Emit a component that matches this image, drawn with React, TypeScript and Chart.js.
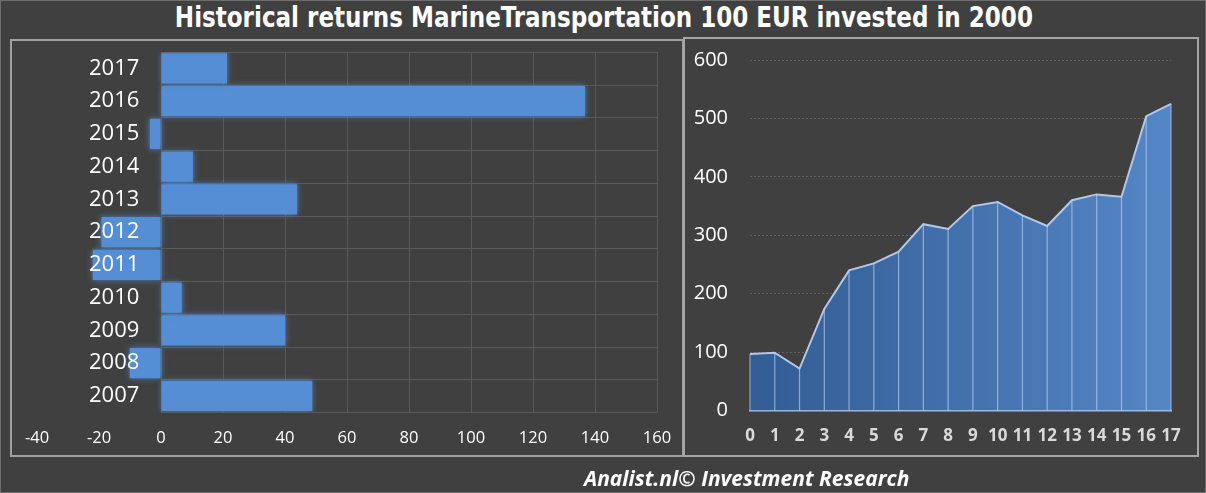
import React, { useEffect, useRef } from "react";
import { Chart, registerables } from "chart.js";

Chart.register(...registerables);

// Left chart: yearly returns (%)
const returnYears = ["2007", "2008", "2009", "2010", "2011", "2012", "2013", "2014", "2015", "2016", "2017"];
const returnValues = [48.8, -10.1, 40.0, 6.7, -22.0, -19.2, 43.9, 10.3, -3.6, 136.8, 21.3];

// Right chart: value of 100 EUR invested in 2000
const investYears = ["0", "1", "2", "3", "4", "5", "6", "7", "8", "9", "10", "11", "12", "13", "14", "15", "16", "17"];
const investValues = [97, 99, 72, 174, 240, 252, 272, 319, 311, 350, 357, 334, 316, 360, 370, 366, 504, 525];

const TITLE = "Historical returns MarineTransportation 100 EUR invested in 2000";
const FOOTER = "Analist.nl\u00A9 Investment Research";

const FONT = "'Open Sans', 'Noto Sans', sans-serif";

const barGridPlugin = {
  id: "barGrid",
  beforeDatasetsDraw(chart: any) {
    const { ctx, chartArea, scales } = chart;
    const x = scales.x;
    const y = scales.y;
    const x0 = x.getPixelForValue(0);
    ctx.save();
    ctx.strokeStyle = "#5a5a5a";
    ctx.lineWidth = 1;
    const n = chart.data.labels.length;
    for (let i = 0; i <= n; i++) {
      const py = Math.round(y.getPixelForValue(i - 0.5)) + 0.5;
      ctx.beginPath();
      ctx.moveTo(x0, py);
      ctx.lineTo(chartArea.right, py);
      ctx.stroke();
    }
    ctx.restore();
    ctx.save();
    ctx.shadowColor = "rgba(85,142,213,0.85)";
    ctx.shadowBlur = 6;
  },
  afterDatasetsDraw(chart: any) {
    chart.ctx.restore();
  },
};

const dropLinePlugin = {
  id: "dropLines",
  afterDatasetsDraw(chart: any) {
    const { ctx, chartArea } = chart;
    const meta = chart.getDatasetMeta(0);
    ctx.save();
    ctx.strokeStyle = "rgba(190,210,240,0.65)";
    ctx.lineWidth = 1.2;
    meta.data.forEach((pt: any) => {
      ctx.beginPath();
      ctx.moveTo(pt.x, pt.y);
      ctx.lineTo(pt.x, chartArea.bottom);
      ctx.stroke();
    });
    ctx.restore();
  },
};

const noSidePadding = (s: any) => {
  s.paddingLeft = 0;
  s.paddingRight = 0;
};

function BarChart() {
  const ref = useRef<HTMLCanvasElement | null>(null);
  useEffect(() => {
    if (!ref.current) return;
    const chart = new Chart(ref.current, {
      type: "bar",
      data: {
        labels: returnYears,
        datasets: [
          {
            data: returnValues,
            backgroundColor: "#558ED5",
            borderWidth: 0,
            barPercentage: 0.92,
            categoryPercentage: 1,
          },
        ],
      },
      options: {
        indexAxis: "y",
        responsive: false,
        animation: false,
        layout: { padding: { left: 24, right: 24, top: 10, bottom: 6 } },
        plugins: { legend: { display: false }, tooltip: { enabled: false } },
        scales: {
          x: {
            min: -40,
            max: 160,
            afterFit: noSidePadding,
            ticks: { stepSize: 20, color: "#ffffff", font: { family: FONT, size: 16.5 }, padding: 16 },
            grid: {
              color: (c: any) => (c.tick && c.tick.value < 0 ? "rgba(0,0,0,0)" : "#5a5a5a"),
              drawTicks: false,
            },
            border: { display: false },
          },
          y: {
            position: { x: -7 },
            reverse: true,
            afterFit: (s: any) => {
              s.paddingTop = 0;
              s.paddingBottom = 0;
            },
            grid: { display: false, drawTicks: false },
            border: { display: false },
            ticks: { color: "#ffffff", font: { family: FONT, size: 22 }, padding: 0, z: 1 },
          },
        },
      } as any,
      plugins: [barGridPlugin],
    });
    return () => chart.destroy();
  }, []);
  return <canvas ref={ref} width={668} height={428} style={{ width: 668, height: 428, display: "block" }} />;
}

function AreaChart() {
  const ref = useRef<HTMLCanvasElement | null>(null);
  useEffect(() => {
    if (!ref.current) return;
    const chart = new Chart(ref.current, {
      type: "line",
      data: {
        labels: investYears,
        datasets: [
          {
            data: investValues,
            fill: "origin",
            backgroundColor: (c: any) => {
              const { chart: ch } = c;
              const area = ch.chartArea;
              if (!area) return "#3f6aa5";
              const g = ch.ctx.createLinearGradient(area.left, 0, area.right, 0);
              g.addColorStop(0, "#325c93");
              g.addColorStop(1, "#5586c6");
              return g;
            },
            borderColor: "#b4c7e7",
            borderWidth: 2,
            pointRadius: 0,
            tension: 0,
          },
        ],
      },
      options: {
        responsive: false,
        animation: false,
        layout: { padding: { left: 8, right: 25, top: 20, bottom: 8 } },
        plugins: { legend: { display: false }, tooltip: { enabled: false } },
        scales: {
          x: {
            offset: false,
            afterFit: noSidePadding,
            grid: { display: false, drawTicks: false },
            border: { display: true, color: "#a9bcd9", width: 1.5 },
            ticks: {
              color: "#d9d9d9",
              font: { family: FONT, size: 17, weight: "bold" },
              padding: 15,
              maxRotation: 0,
              autoSkip: false,
            },
          },
          y: {
            min: 0,
            max: 600,
            afterFit: (s: any) => {
              s.width = 56;
              s.paddingTop = 0;
              s.paddingBottom = 0;
            },
            ticks: { stepSize: 100, color: "#ffffff", font: { family: FONT, size: 20 }, padding: 22 },
            grid: {
              color: (c: any) => (c.tick && c.tick.value === 0 ? "rgba(0,0,0,0)" : "rgba(255,255,255,0.17)"),
              drawTicks: false,
              lineWidth: 1,
            },
            border: { display: false, dash: [2, 2] },
          },
        },
      } as any,
      plugins: [dropLinePlugin],
    });
    return () => chart.destroy();
  }, []);
  return <canvas ref={ref} width={510} height={429} style={{ width: 510, height: 429, display: "block" }} />;
}

export default function App() {
  return (
    <div
      style={{
        position: "fixed",
        left: 0,
        top: 0,
        width: 1206,
        height: 493,
        background: "#404040",
        overflow: "hidden",
        boxSizing: "border-box",
        border: "1px solid #6e6e6e",
      }}
    >
      <div
        style={{
          position: "absolute",
          left: 0,
          top: 0,
          width: 1206,
          height: 36,
          lineHeight: "34px",
          textAlign: "center",
          color: "#ffffff",
          fontFamily: "'Liberation Sans Narrow', 'DejaVu Sans Condensed', 'Liberation Sans', sans-serif",
          fontWeight: "bold",
          fontSize: 28,
          whiteSpace: "nowrap",
        }}
      >
        <span style={{ display: "inline-block", transform: "scaleX(0.915)" }}>{TITLE}</span>
      </div>
      <div
        style={{
          position: "absolute",
          left: 9,
          top: 38,
          width: 674,
          height: 418,
          boxSizing: "border-box",
          border: "2px solid #a0a0a0",
        }}
      />
      <div
        style={{
          position: "absolute",
          left: 682,
          top: 36,
          width: 516,
          height: 420,
          boxSizing: "border-box",
          border: "2px solid #a6a6a6",
        }}
      />
      <div style={{ position: "absolute", left: 12, top: 41 }}>
        <BarChart />
      </div>
      <div style={{ position: "absolute", left: 685, top: 39 }}>
        <AreaChart />
      </div>
      <div
        style={{
          position: "absolute",
          left: 583,
          top: 462,
          height: 30,
          lineHeight: "30px",
          color: "#ffffff",
          fontFamily: "'Open Sans', Lato, sans-serif",
          fontWeight: "bold",
          fontStyle: "italic",
          fontSize: 21,
          whiteSpace: "nowrap",
        }}
      >
        {FOOTER}
      </div>
    </div>
  );
}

..........

- Challenge
Reproduce all of the material above word for word. Omit the pictures.

- The reply
Emit a component that matches this image, drawn with React, TypeScript and Chart.js.
import React, { useEffect, useRef } from "react";
import { Chart, registerables } from "chart.js";

Chart.register(...registerables);

// Left chart: yearly returns (%)
const returnYears = ["2007", "2008", "2009", "2010", "2011", "2012", "2013", "2014", "2015", "2016", "2017"];
const returnValues = [48.8, -10.1, 40.0, 6.7, -22.0, -19.2, 43.9, 10.3, -3.6, 136.8, 21.3];

// Right chart: value of 100 EUR invested in 2000
const investYears = ["0", "1", "2", "3", "4", "5", "6", "7", "8", "9", "10", "11", "12", "13", "14", "15", "16", "17"];
const investValues = [97, 99, 72, 174, 240, 252, 272, 319, 311, 350, 357, 334, 316, 360, 370, 366, 504, 525];

const TITLE = "Historical returns MarineTransportation 100 EUR invested in 2000";
const FOOTER = "Analist.nl\u00A9 Investment Research";

const FONT = "'Open Sans', 'Noto Sans', sans-serif";

const barGridPlugin = {
  id: "barGrid",
  beforeDatasetsDraw(chart: any) {
    const { ctx, chartArea, scales } = chart;
    const x = scales.x;
    const y = scales.y;
    const x0 = x.getPixelForValue(0);
    ctx.save();
    ctx.strokeStyle = "#5a5a5a";
    ctx.lineWidth = 1;
    const n = chart.data.labels.length;
    for (let i = 0; i <= n; i++) {
      const py = Math.round(y.getPixelForValue(i - 0.5)) + 0.5;
      ctx.beginPath();
      ctx.moveTo(x0, py);
      ctx.lineTo(chartArea.right, py);
      ctx.stroke();
    }
    ctx.restore();
    ctx.save();
    ctx.shadowColor = "rgba(85,142,213,0.85)";
    ctx.shadowBlur = 6;
  },
  afterDatasetsDraw(chart: any) {
    chart.ctx.restore();
  },
};

const dropLinePlugin = {
  id: "dropLines",
  afterDatasetsDraw(chart: any) {
    const { ctx, chartArea } = chart;
    const meta = chart.getDatasetMeta(0);
    ctx.save();
    ctx.strokeStyle = "rgba(190,210,240,0.65)";
    ctx.lineWidth = 1.2;
    meta.data.forEach((pt: any) => {
      ctx.beginPath();
      ctx.moveTo(pt.x, pt.y);
      ctx.lineTo(pt.x, chartArea.bottom);
      ctx.stroke();
    });
    ctx.restore();
  },
};

const noSidePadding = (s: any) => {
  s.paddingLeft = 0;
  s.paddingRight = 0;
};

function BarChart() {
  const ref = useRef<HTMLCanvasElement | null>(null);
  useEffect(() => {
    if (!ref.current) return;
    const chart = new Chart(ref.current, {
      type: "bar",
      data: {
        labels: returnYears,
        datasets: [
          {
            data: returnValues,
            backgroundColor: "#558ED5",
            borderWidth: 0,
            barPercentage: 0.92,
            categoryPercentage: 1,
          },
        ],
      },
      options: {
        indexAxis: "y",
        responsive: false,
        animation: false,
        layout: { padding: { left: 24, right: 24, top: 10, bottom: 6 } },
        plugins: { legend: { display: false }, tooltip: { enabled: false } },
        scales: {
          x: {
            min: -40,
            max: 160,
            afterFit: noSidePadding,
            ticks: { stepSize: 20, color: "#ffffff", font: { family: FONT, size: 16.5 }, padding: 16 },
            grid: {
              color: (c: any) => (c.tick && c.tick.value < 0 ? "rgba(0,0,0,0)" : "#5a5a5a"),
              drawTicks: false,
            },
            border: { display: false },
          },
          y: {
            position: { x: -7 },
            reverse: true,
            afterFit: (s: any) => {
              s.paddingTop = 0;
              s.paddingBottom = 0;
            },
            grid: { display: false, drawTicks: false },
            border: { display: false },
            ticks: { color: "#ffffff", font: { family: FONT, size: 22 }, padding: 0, z: 1 },
          },
        },
      } as any,
      plugins: [barGridPlugin],
    });
    return () => chart.destroy();
  }, []);
  return <canvas ref={ref} width={668} height={428} style={{ width: 668, height: 428, display: "block" }} />;
}

function AreaChart() {
  const ref = useRef<HTMLCanvasElement | null>(null);
  useEffect(() => {
    if (!ref.current) return;
    const chart = new Chart(ref.current, {
      type: "line",
      data: {
        labels: investYears,
        datasets: [
          {
            data: investValues,
            fill: "origin",
            backgroundColor: (c: any) => {
              const { chart: ch } = c;
              const area = ch.chartArea;
              if (!area) return "#3f6aa5";
              const g = ch.ctx.createLinearGradient(area.left, 0, area.right, 0);
              g.addColorStop(0, "#325c93");
              g.addColorStop(1, "#5586c6");
              return g;
            },
            borderColor: "#b4c7e7",
            borderWidth: 2,
            pointRadius: 0,
            tension: 0,
          },
        ],
      },
      options: {
        responsive: false,
        animation: false,
        layout: { padding: { left: 8, right: 25, top: 20, bottom: 8 } },
        plugins: { legend: { display: false }, tooltip: { enabled: false } },
        scales: {
          x: {
            offset: false,
            afterFit: noSidePadding,
            grid: { display: false, drawTicks: false },
            border: { display: true, color: "#a9bcd9", width: 1.5 },
            ticks: {
              color: "#d9d9d9",
              font: { family: FONT, size: 17, weight: "bold" },
              padding: 15,
              maxRotation: 0,
              autoSkip: false,
            },
          },
          y: {
            min: 0,
            max: 600,
            afterFit: (s: any) => {
              s.width = 56;
              s.paddingTop = 0;
              s.paddingBottom = 0;
            },
            ticks: { stepSize: 100, color: "#ffffff", font: { family: FONT, size: 20 }, padding: 22 },
            grid: {
              color: (c: any) => (c.tick && c.tick.value === 0 ? "rgba(0,0,0,0)" : "rgba(255,255,255,0.17)"),
              drawTicks: false,
              lineWidth: 1,
            },
            border: { display: false, dash: [2, 2] },
          },
        },
      } as any,
      plugins: [dropLinePlugin],
    });
    return () => chart.destroy();
  }, []);
  return <canvas ref={ref} width={510} height={429} style={{ width: 510, height: 429, display: "block" }} />;
}

export default function App() {
  return (
    <div
      style={{
        position: "fixed",
        left: 0,
        top: 0,
        width: 1206,
        height: 493,
        background: "#404040",
        overflow: "hidden",
        boxSizing: "border-box",
        border: "1px solid #6e6e6e",
      }}
    >
      <div
        style={{
          position: "absolute",
          left: 0,
          top: 0,
          width: 1206,
          height: 36,
          lineHeight: "34px",
          textAlign: "center",
          color: "#ffffff",
          fontFamily: "'Liberation Sans Narrow', 'DejaVu Sans Condensed', 'Liberation Sans', sans-serif",
          fontWeight: "bold",
          fontSize: 28,
          whiteSpace: "nowrap",
        }}
      >
        <span style={{ display: "inline-block", transform: "scaleX(0.915)" }}>{TITLE}</span>
      </div>
      <div
        style={{
          position: "absolute",
          left: 9,
          top: 38,
          width: 674,
          height: 418,
          boxSizing: "border-box",
          border: "2px solid #a0a0a0",
        }}
      />
      <div
        style={{
          position: "absolute",
          left: 682,
          top: 36,
          width: 516,
          height: 420,
          boxSizing: "border-box",
          border: "2px solid #a6a6a6",
        }}
      />
      <div style={{ position: "absolute", left: 12, top: 41 }}>
        <BarChart />
      </div>
      <div style={{ position: "absolute", left: 685, top: 39 }}>
        <AreaChart />
      </div>
      <div
        style={{
          position: "absolute",
          left: 583,
          top: 462,
          height: 30,
          lineHeight: "30px",
          color: "#ffffff",
          fontFamily: "'Open Sans', Lato, sans-serif",
          fontWeight: "bold",
          fontStyle: "italic",
          fontSize: 21,
          whiteSpace: "nowrap",
        }}
      >
        {FOOTER}
      </div>
    </div>
  );
}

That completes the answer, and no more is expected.